Thank you for talking to us, and thank you for being racist so people will click on this.
Kim Chi: Of course.
Hi Violet, I’m Emily I’m from Jezebel.
Violet Chachki: Thanks for coming.
Thanks for having me. Nobody invites Jezebel to anything. I have a question specifically for you. Why didn’t people pay enough attention to your Met Gala outfit?
Violet: I don’t know. That’s a really good question. I have so many questions that just have to go unanswered. Carson would know better than me. I lived my fantasy. That’s all that matters.
I now have to ask you how you feel about the New York rankings of the drag queens.
Violet: That is a loaded question. I could list off my favorite vegetables in order but would anybody really care? Anybody can make a list of anything. It’s really trashy of the New Yorker, especially during Pride season.
Finally, we get to the big question: can you rank your favorite vegetables?
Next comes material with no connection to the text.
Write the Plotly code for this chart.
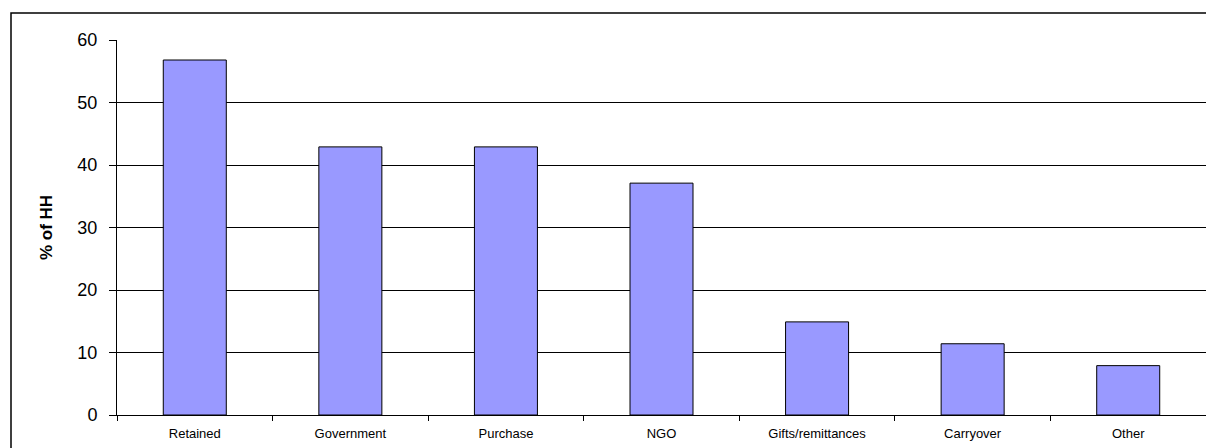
import plotly.graph_objects as go

categories = ["Retained", "Government", "Purchase", "NGO", "Gifts/remittances", "Carryover", "Other"]
values = [56.8, 42.9, 42.9, 37.1, 14.9, 11.4, 7.9]
y_ticks = [0, 10, 20, 30, 40, 50, 60]

W, H = 1206, 448
L, R, T, B = 117, 0, 40, 32.5
pw = W - L - R
ph = H - T - B

fig = go.Figure(go.Bar(
    x=categories, y=values, width=0.405,
    marker=dict(color="#9999FF", line=dict(color="#000000", width=1)),
))

fig.update_layout(
    width=W, height=H,
    margin=dict(l=L, r=R, t=T, b=B, pad=0),
    plot_bgcolor="white", paper_bgcolor="white",
    showlegend=False,
    font=dict(family="Liberation Sans, Arial, sans-serif", color="#000"),
)
fig.update_xaxes(
    type="category", showgrid=False, showline=True, linecolor="#000", linewidth=1,
    ticks="outside", tickson="boundaries", ticklen=5, tickcolor="#000",
    tickfont=dict(size=13), ticklabelstandoff=6, range=[-0.5, 6.5],
)
fig.update_yaxes(
    range=[0, 60], tickvals=y_ticks, showgrid=True, gridcolor="#000", gridwidth=1,
    showline=True, linecolor="#000", linewidth=1, ticks="outside", ticklen=7,
    tickcolor="#000", tickfont=dict(size=18), ticklabelstandoff=8,
    zeroline=False,
    title=dict(text="<b>% of HH</b>", font=dict(size=17), standoff=20),
)

# outer chart border
x0 = (11 - L) / pw
y1 = (H - B - 13) / ph
fig.add_shape(type="rect", xref="paper", yref="paper",
              x0=x0, x1=(W + 5 - L) / pw, y0=-(B + 10) / ph, y1=y1,
              line=dict(color="#000", width=1.5), layer="below")

fig.write_html("out.html")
Violet: I like carrots. Are potatoes a vegetable? We should not be ranking anything. It’s unfair. They’re all special and delicious in their own way.
What are your favorite things about Pride?
Violet: Honestly, for me, Pride is for straight people. Pride for me is all the time. It’s like Santa Claus Christmas season.
I’m from Louisiana, and it is kind of like if Mardi Gras smelled better.
Violet: Yeah, it’s like if I lived in New Orleans and somebody asked me how Mardi Gras was.
What do you think we could do to bring Pride beyond June?
Violet: The biggest thing I’ve noticed this season is the brand ambassadorships and the collaborations, and it’s like these could be a year-long conversation. It’s a double-edged sword because I’m grateful that there’s inclusion happening, but at the same time we need to talk about what’s going on the other 11 months. And what we can do year-long. For me, it’s like “Are you going to do anything for Pride,” and it’s like, I do things for Pride all the time. That’s all I do. I’m fucking gay. My life is Pride.
As a straight person, I’m glad you have a month specifically to include me.
Violet: Exactly. It’s a double-edged sword, but I’m happy it exists.
I’m happy you exist.
Violet: Well, I’m doing drag at a mall. You’re welcome. Happy Pride.